“We assume it’s because we overate, but for a lot of people, that pain and sick feeling may not be about how much you ate but what you ate,” says Kyra Bussanich, two-time winner of The Food Network’s “Cupcake Wars” and author of a just-released recipe book, “Sweet Cravings: 50 Seductive Desserts for a Gluten-Free Lifestyle” (Ten Speed Press; Random House, Inc.)
“About 2 million Americans have celiac disease – an auto-immune reaction to gluten, the protein in wheat,” says Bussanich, whose painful symptoms became life-threatening before she was finally diagnosed with the illness. “Most of those people aren’t diagnosed though, because the symptoms look like so many other intestinal ailments.”
People with celiac disease must completely avoid gluten, which is also in rye, and barley, to avoid a case of painful and gut-damaging indigestion. But, as Harvard Medical School reported earlier this year, avoiding gluten also appears to help people with less serious digestive issues.
“It really does seem to provide some improvement in gastrointestinal problems for a segment of the population,” says Harvard assistant professor Dr. Daniel Leffler.
For Bussanich, a chef, there was no choice: One speck of gluten would make her ill. But she refused to give up pastries, cakes and other treats, so she perfected gluten-free varieties. Her award-winning desserts left their flour-based competition in crumbs on “Cupcakes Wars” in 2011 and 2012, and she was a runner-up on the show’s “Cupcake Champion.”
Bussanich Tips for whipping up gluten-free baked goods this holiday season:
• If you’re following a recipe, don’t substitute the listed flour or starch with another type unless you’re familiar with its properties. There are many different types of gluten-free flours and starches, including millet, sorghum and sweet white rice flour, and potato and tapioca starches. Each has its own idiosyncrasies. For example, millet flour has a slightly nutty flavor and is well-suited for goods with a hearty texture. Sweet white rice flour holds moisture well and is good for recipes that have a slight gumminess to them. Potato starch is light and good for fluffy cakes.
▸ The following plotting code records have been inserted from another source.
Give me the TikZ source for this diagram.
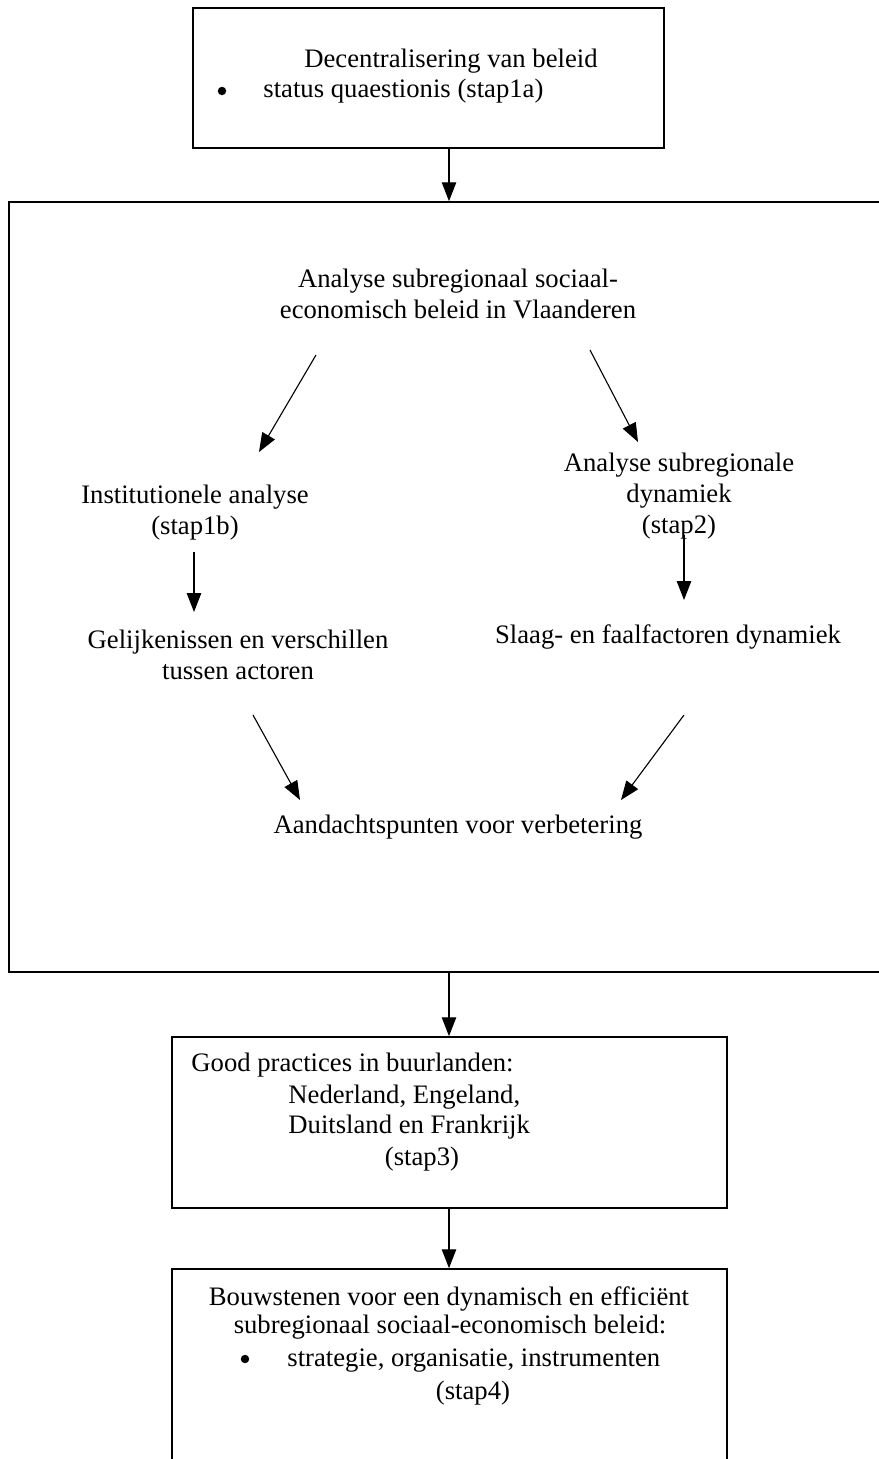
\documentclass[tikz,border=0pt]{standalone}
\usepackage{fontspec}
\setmainfont{Liberation Serif}
\usetikzlibrary{arrows.meta,fit}
\begin{document}
\begin{tikzpicture}[x=0.45pt,y=-0.45pt,
  boxstyle/.style={draw, line width=0.75pt, inner sep=0pt},
  txt/.style={font=\fontsize{12}{14}\selectfont, inner sep=0pt, anchor=base},
  txtw/.style={txt, anchor=base west},
  bulletdot/.style={circle, fill=black, inner sep=0pt, minimum size=3.8pt},
  arr/.style={line width=0.5pt, -{Triangle[width=6.5pt,length=8.5pt]}}]
\useasboundingbox[fill=white] (0,0) rectangle (878,1459);

% boxes
\coordinate (tA) at (193,8);    \coordinate (tB) at (664,148);
\coordinate (bA) at (9,202);    \coordinate (bB) at (890,972);
\coordinate (gA) at (172,1037); \coordinate (gB) at (727,1208);
\coordinate (sA) at (172,1269); \coordinate (sB) at (727,1480);
\node[boxstyle, fit=(tA)(tB)] (top) {};
\node[boxstyle, fit=(bA)(bB)] (big) {};
\node[boxstyle, fit=(gA)(gB)] (good) {};
\node[boxstyle, fit=(sA)(sB)] (bouw) {};

% top box text
\node[txt] (dec) at (451,68) {Decentralisering van beleid};
\node[bulletdot] (bul1) at (222,91) {};
\node[txtw] (sq) at (263,98) {status quaestionis (stap1a)};

% big box text
\node[txt] (an1) at (458,288) {Analyse subregionaal sociaal-};
\node[txt] (an2) at (458,319) {economisch beleid in Vlaanderen};
\node[txt] (ins1) at (195,503) {Institutionele analyse};
\node[txt] (ins2) at (195,534) {(stap1b)};
\node[txt] (dyn1) at (679,471) {Analyse subregionale};
\node[txt] (dyn2) at (679,502) {dynamiek};
\node[txt] (dyn3) at (679,533) {(stap2)};
\node[txt] (gel1) at (238,648) {Gelijkenissen en verschillen};
\node[txt] (gel2) at (238,679) {tussen actoren};
\node[txt] (sla) at (668,643) {Slaag- en faalfactoren dynamiek};
\node[txt] (aan) at (458,833) {Aandachtspunten voor verbetering};

% good practices text
\node[txtw] (gp1) at (191,1071) {Good practices in buurlanden:};
\node[txtw] (gp2) at (288,1103) {Nederland, Engeland,};
\node[txtw] (gp3) at (288,1133) {Duitsland en Frankrijk};
\node[txt] (gp4) at (422,1165) {(stap3)};

% bottom box text
\node[txt] (bs1) at (449,1305) {Bouwstenen voor een dynamisch en efficiënt};
\node[txt] (bs2) at (450,1333) {subregionaal sociaal-economisch beleid:};
\node[bulletdot] (bul2) at (245,1359) {};
\node[txtw] (bs3) at (287,1366) {strategie, organisatie, instrumenten};
\node[txt] (bs4) at (473,1399) {(stap4)};

% main vertical connectors
\coordinate (ax) at (449,0);
\draw[arr] (top.south -| ax) -- (big.north -| ax);
\draw[arr] (big.south -| ax) -- (good.north -| ax);
\draw[arr] (good.south -| ax) -- (bouw.north -| ax);

% inner connectors
\coordinate (l1s) at (316,355); \coordinate (l1e) at (259,452);
\coordinate (r1s) at (590,350); \coordinate (r1e) at (638,442);
\coordinate (l2s) at (194,552); \coordinate (l2e) at (194,612);
\coordinate (r2s) at (684,535); \coordinate (r2e) at (684,600);
\coordinate (l3s) at (253,715); \coordinate (l3e) at (300,800);
\coordinate (r3s) at (684,715); \coordinate (r3e) at (621,800);
\draw[arr] (l1s) -- (l1e);
\draw[arr] (r1s) -- (r1e);
\draw[arr] (l2s) -- (l2e);
\draw[arr] (r2s) -- (r2e);
\draw[arr] (l3s) -- (l3e);
\draw[arr] (r3s) -- (r3e);
\end{tikzpicture}
\end{document}
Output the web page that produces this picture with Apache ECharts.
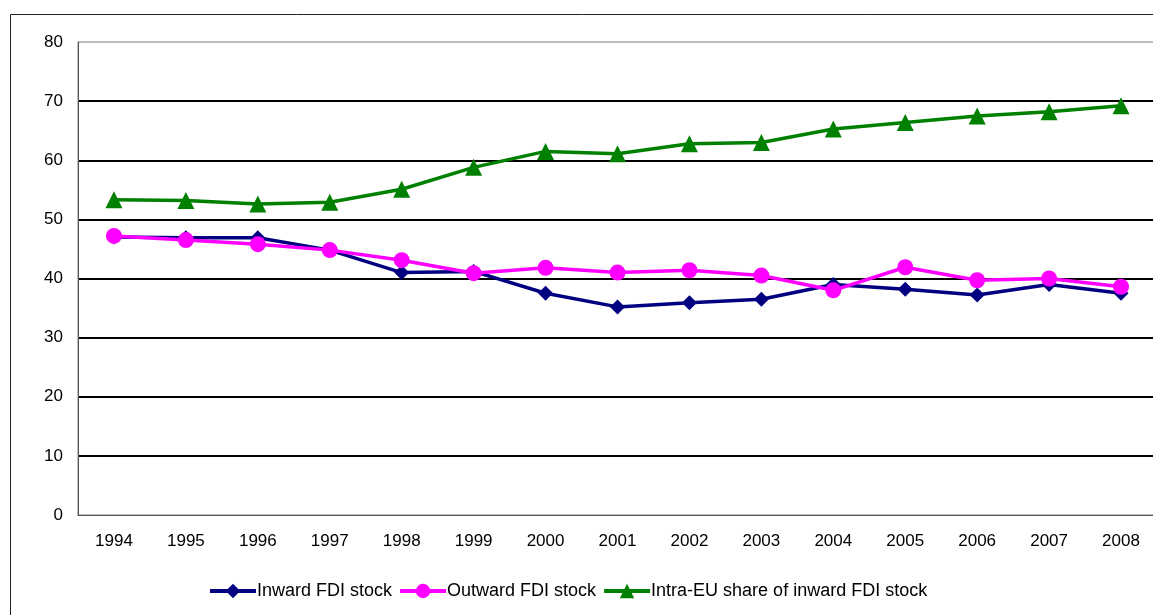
<!DOCTYPE html>
<html>
<head>
<meta charset="utf-8">
<script src="https://cdn.jsdelivr.net/npm/echarts@6/dist/echarts.min.js"></script>
<style>
  html, body { margin: 0; padding: 0; background: #fff; }
  #chart { width: 1153px; height: 615px; }
</style>
</head>
<body>
<div id="chart"></div>
<script>
// Years on the category axis
const years = ['1994','1995','1996','1997','1998','1999','2000','2001','2002','2003','2004','2005','2006','2007','2008'];

// Shares in percent
const inwardFDI  = [47.0, 46.9, 46.9, 44.8, 41.0, 41.2, 37.5, 35.2, 35.9, 36.5, 39.0, 38.2, 37.2, 39.0, 37.5];
const outwardFDI = [47.2, 46.5, 45.8, 44.8, 43.1, 40.9, 41.8, 41.0, 41.4, 40.5, 38.0, 41.9, 39.7, 40.0, 38.6];
const intraEU    = [53.3, 53.2, 52.6, 52.9, 55.1, 58.8, 61.5, 61.1, 62.8, 63.0, 65.3, 66.4, 67.5, 68.2, 69.2];

const yTicks = { min: 0, max: 80, interval: 10 };

const chart = echarts.init(document.getElementById('chart'), null, { renderer: 'canvas' });

const font = 'Liberation Sans, Arial, sans-serif';

function lineSeries(name, data, color, symbol, size) {
  return {
    name, type: 'line', data, symbol, symbolSize: size,
    showSymbol: true,
    lineStyle: { color, width: 3.5 },
    itemStyle: { color, borderWidth: 0 },
    emphasis: { disabled: true },
    animation: false
  };
}

chart.setOption({
  animation: false,
  backgroundColor: '#fff',
  graphic: [{
    type: 'rect',
    shape: { x: 10.5, y: 14.5, width: 1300, height: 700 },
    style: { fill: 'none', stroke: '#222', lineWidth: 1 },
    z: -1
  }],
  grid: {
    left: 78, top: 42, width: 1079, bottom: 100,
    outerBoundsMode: 'none',
    containLabel: false,
    show: true, borderColor: '#7f7f7f', borderWidth: 1, backgroundColor: 'transparent'
  },
  legend: {
    bottom: 10, left: 203,
    itemWidth: 46, itemHeight: 18, itemGap: 6,
    lineStyle: { width: 4 },
    textStyle: { fontFamily: font, fontSize: 18, color: '#000', padding: [0, 0, 0, -4] },
    data: ['Inward FDI stock', 'Outward FDI stock', 'Intra-EU share of inward FDI stock']
  },
  xAxis: {
    type: 'category', data: years, boundaryGap: true,
    axisLine: { lineStyle: { color: '#555', width: 1 } },
    axisTick: { show: false },
    axisLabel: { fontFamily: font, fontSize: 17, color: '#000', margin: 18 }
  },
  yAxis: {
    type: 'value', min: yTicks.min, max: yTicks.max, interval: yTicks.interval,
    axisLine: { show: true, lineStyle: { color: '#555', width: 1 } },
    axisTick: { show: false },
    axisLabel: { fontFamily: font, fontSize: 17, color: '#000', margin: 15 },
    splitLine: { showMaxLine: false, showMinLine: false, lineStyle: { color: '#000', width: 2 } }
  },
  series: [
    lineSeries('Inward FDI stock', inwardFDI, '#000080', 'diamond', 15),
    lineSeries('Outward FDI stock', outwardFDI, '#FF00FF', 'circle', 16),
    lineSeries('Intra-EU share of inward FDI stock', intraEU, '#008000', 'triangle', 17)
  ]
});
</script>
</body>
</html>
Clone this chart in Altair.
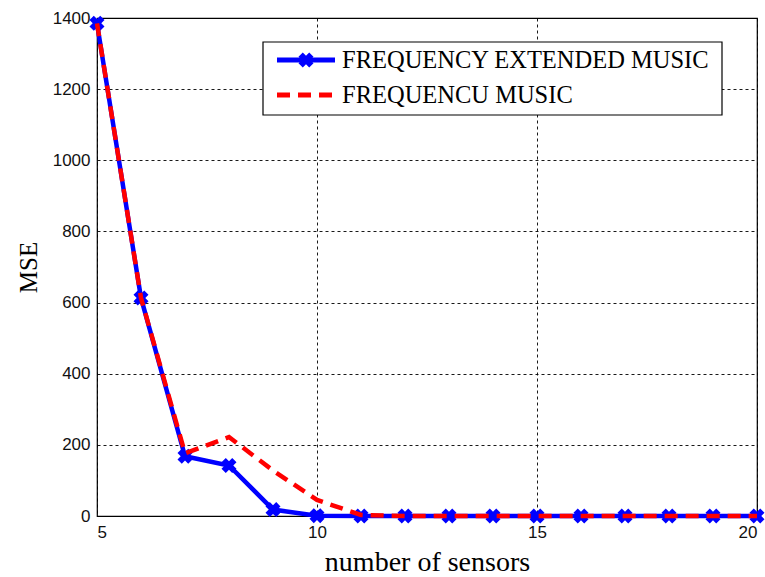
import altair as alt
import pandas as pd

sensors = [5, 6, 7, 8, 9, 10, 11, 12, 13, 14, 15, 16, 17, 18, 19, 20]
mse_extended = [1385, 613, 168, 142, 18, 1, 0, 0, 0, 0, 0, 0, 0, 0, 0, 0]
mse_music = [1385, 613, 176, 222, 128, 45, 3, 0, 0, 0, 0, 0, 0, 0, 0, 0]
y_ticks = [0, 200, 400, 600, 800, 1000, 1200, 1400]
x_ticks = [5, 10, 15, 20]
series_names = ["FREQUENCY EXTENDED MUSIC", "FREQUENCU MUSIC"]

df_ext = pd.DataFrame({"sensors": sensors, "mse": mse_extended})
df_mus = pd.DataFrame({"sensors": sensors, "mse": mse_music})

W, H = 660, 498
xscale = alt.Scale(domain=[5, 20], nice=False, zero=False)
yscale = alt.Scale(domain=[0, 1400], nice=False)

xenc = alt.X("sensors:Q", scale=xscale, title="number of sensors",
             axis=alt.Axis(values=x_ticks, format="d", grid=True, ticks=False,
                           domain=False, labelFont="Liberation Sans", labelFontSize=17,
                           labelColor="#111", labelPadding=8, titleFont="Liberation Serif",
                           titleFontSize=28, titleFontWeight="normal", titleColor="black",
                           titlePadding=8, gridColor="black", gridDash=[3, 3],
                           gridWidth=1, gridOpacity=0.9))
yenc = alt.Y("mse:Q", scale=yscale, title="MSE",
             axis=alt.Axis(values=y_ticks, format="d", grid=True, ticks=False,
                           domain=False, labelFont="Liberation Sans", labelFontSize=17,
                           labelColor="#111", labelPadding=7, titleFont="Liberation Serif",
                           titleFontSize=25, titleFontWeight="normal", titleColor="black",
                           titlePadding=11, gridColor="black", gridDash=[3, 3],
                           gridWidth=1, gridOpacity=0.9))

blue_line = alt.Chart(df_ext).mark_line(color="#0000ff", strokeWidth=4.5).encode(x=xenc, y=yenc)
blue_pts = alt.Chart(df_ext).mark_point(shape="cross", angle=45, filled=True, color="#0000ff",
                                         size=230, opacity=1).encode(x=xenc, y=yenc)
red_line = alt.Chart(df_mus).mark_line(color="#ff0000", strokeWidth=4.5,
                                        strokeDash=[13, 8]).encode(x=xenc, y=yenc)

# legend (custom)
leg_df = pd.DataFrame({"name": series_names})
box = alt.Chart(leg_df.head(1)).mark_rect(fill="white", stroke="black", strokeWidth=1.2).encode(
    x=alt.value(166), x2=alt.value(625), y=alt.value(24), y2=alt.value(97))
leg_blue = alt.Chart(leg_df.head(1)).mark_rule(color="#0000ff", strokeWidth=5).encode(
    x=alt.value(180), x2=alt.value(238), y=alt.value(42))
leg_blue_pt = alt.Chart(leg_df.head(1)).mark_point(shape="cross", angle=45, filled=True,
                                                   color="#0000ff", size=230, opacity=1).encode(
    x=alt.value(209), y=alt.value(42))
leg_red = alt.Chart(leg_df.head(1)).mark_rule(color="#ff0000", strokeWidth=5,
                                              strokeDash=[13, 8]).encode(
    x=alt.value(180), x2=alt.value(238), y=alt.value(77))
leg_text1 = alt.Chart(leg_df.iloc[[0]]).mark_text(align="left", baseline="middle",
                                                  font="Liberation Serif", fontSize=24.5,
                                                  color="black").encode(
    x=alt.value(245), y=alt.value(43), text="name:N")
leg_text2 = alt.Chart(leg_df.iloc[[1]]).mark_text(align="left", baseline="middle",
                                                  font="Liberation Serif", fontSize=24.5,
                                                  color="black").encode(
    x=alt.value(245), y=alt.value(78), text="name:N")

chart = alt.layer(blue_line, blue_pts, red_line, box, leg_blue, leg_blue_pt, leg_red,
                  leg_text1, leg_text2).properties(
    width=W, height=H,
    padding={"left": 97, "top": 18, "right": 8, "bottom": 61},
    autosize=alt.AutoSizeParams(type="none"),
    background="white",
).configure_view(stroke="black", strokeWidth=1.2)

chart.save("out.html", embed_options={"renderer": "svg", "actions": False})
• Use eggs and butter at room temperature. Eggs are often used as a binder, the protein that substitutes for the missing gluten. Eggs and butter are both easier to work with when used at room temperature, and room-temperature egg whites whip up fluffier. If you forget to pull the butter out of the refrigerator beforehand, heat it for 7 to 12 seconds in the microwave. Put cold eggs in warm (not hot) water for 30 to 60 seconds.
• Don’t overwork batter and dough with xanthan gum in it. Corn-based xanthan gum is often used as a stabilizer and thickener in gluten-free baked goods, sauces, dressings and soups. Once this ingredient is added, overworking the dough can give it a slimy, gummy texture, and cause it to lose flavor. (A good substitute for xanthan gum is ground psyllium seed husk.)
• Heat higher, cream longer for lighter cakes. One complaint people sometimes have about gluten-free baked goods is that they’re too dense. To prevent this, try setting the oven temperature 25 degrees warmer than you would for flour. This will cause the butter in the recipe to release its water as steam, which helps the cake rise quickly. Also, cream eggs and butter together longer – about 10 minutes – than you would for flour cakes.
Try some gluten-free desserts and maybe your holidays will be indigestion-free this year, Bussanich says.
“If your recipe doesn’t turn out wonderfully the first time, don’t give up,” she says. “I promise you, anyone can make delicious gluten-free desserts. It just may take a little practice.”